10/22/2007 12:00 am EST


Sam Stovall

Chief Investment Strategist, CFRA Research

Sam Stovall, chief equity strategist for Standard & Poor's, says that the dollar is likely to fall further and he traces how that has impacted stocks in the past.

Through the end of September, the value of the US dollar versus a trade-weighted basket of foreign currencies closed near 77 (a discount of 23% to 100, or parity, with the basket).

This represented a six percentage-point fall from the 83 level at the end of 2006, and equaled the forecasted average value of the dollar for all of 2007, according to Standard & Poor's chief economist David Wyss. He predicts the dollar will fall further in the year ahead, averaging 71 in 2008, and bottoming at 68 in 2011.

For American tourists venturing abroad, the falling dollar is not good news. For US exporters, however, it is very good news. Indeed, Wyss expects US exports to rise 9.5% in 2008, as compared with the projected gain of 7.3% in 2007. This could aid earnings for US multinationals that don't hedge their currency exposure.

Specifically, S&P estimates that 45% of 2006 sales for companies in the S&P 500 came from overseas. This figure is up substantially from the 32% estimated in 2001. Not surprisingly, investors might wonder if the price changes of these standout sectors were helped or hurt by a falling dollar. In other words, have the S&P 500 and its sectors and industries showed any strong correlation with movements in the dollar?

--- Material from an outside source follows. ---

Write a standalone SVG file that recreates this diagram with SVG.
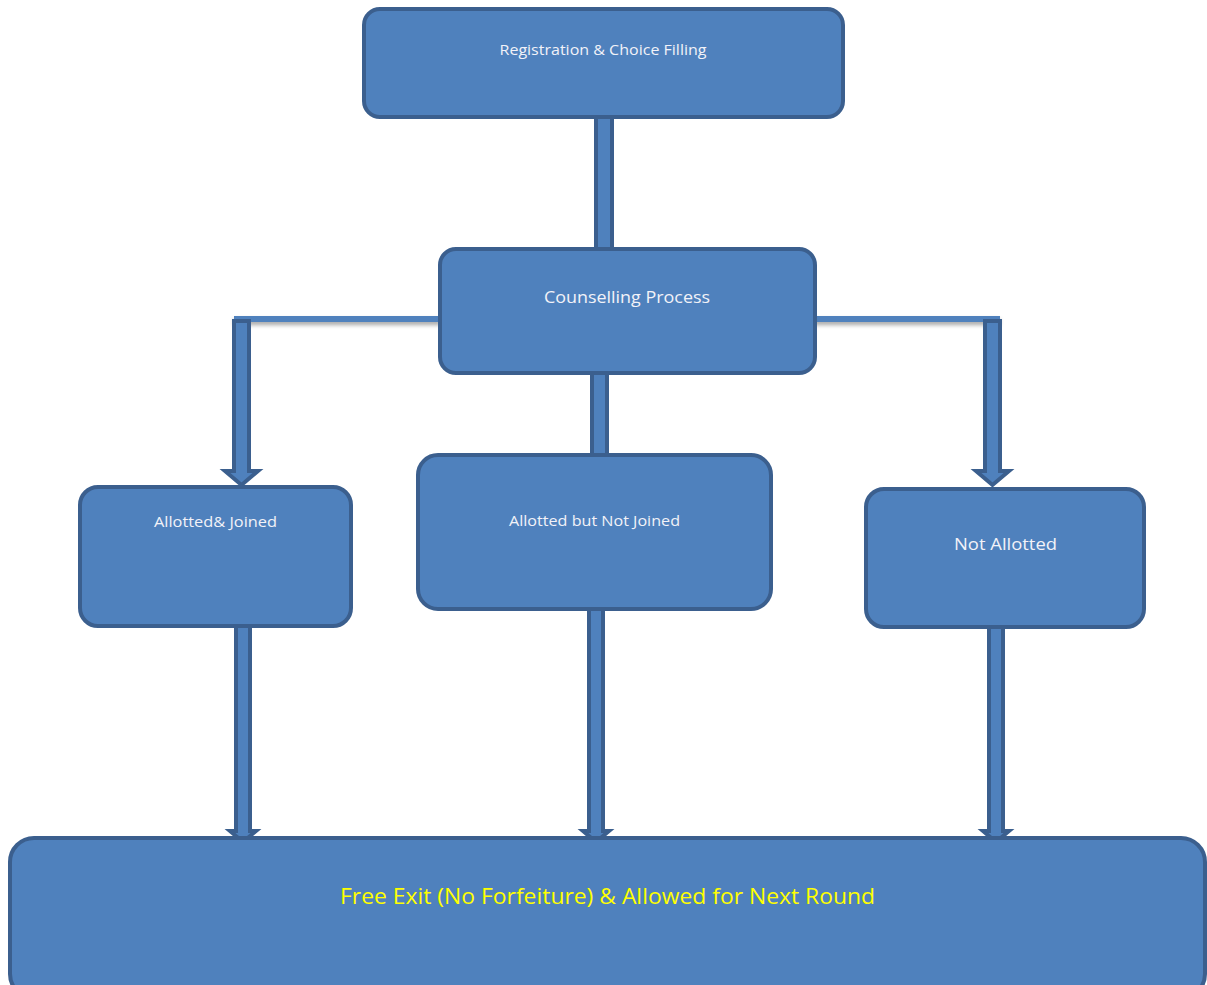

Since December 31, 1989, the dollar and the S&P 500 had almost no correlation over this extended period of time. [But during] five periods over the past 17 years of identifiable weakness in the dollar, the market's rise was at least partly explained by the dollar's weakness, in our view.

The correlation between monthly performances for S&P 500 sectors and the dollar since 1990 were highest for financials and consumer discretionary (indicating a slightly positive correlation with the dollar-meaning as the dollar fell, so did they) and lowest for energy. Surprisingly, however, was information technology's relatively high correlation, in light of its large overseas revenue exposure.

One might think that dollar weakness usually coincided with falling interest rates, yet two of the five periods [of dollar weakness] observed occurred during Fed rate-tightening cycles: from December 1993 to April 1995 [and] from June 2004 through June 2006.

We think there are three takeaways from this study:

1. The interrelationship of global economies and equity markets evolves continuously.

2. There are many factors that affect share prices. There was almost no correlation between the US dollar and the S&P 500 from 1990-2007. In the long run, we recommend that investors focus more on fundamental improvements and less on trying to anticipate which one will benefit from changes in the value of the dollar.

3. Should the dollar continue to weaken, and history repeats itself, the greatest share-price opportunities may be found in the S&P 500 energy, utility, and materials sectors.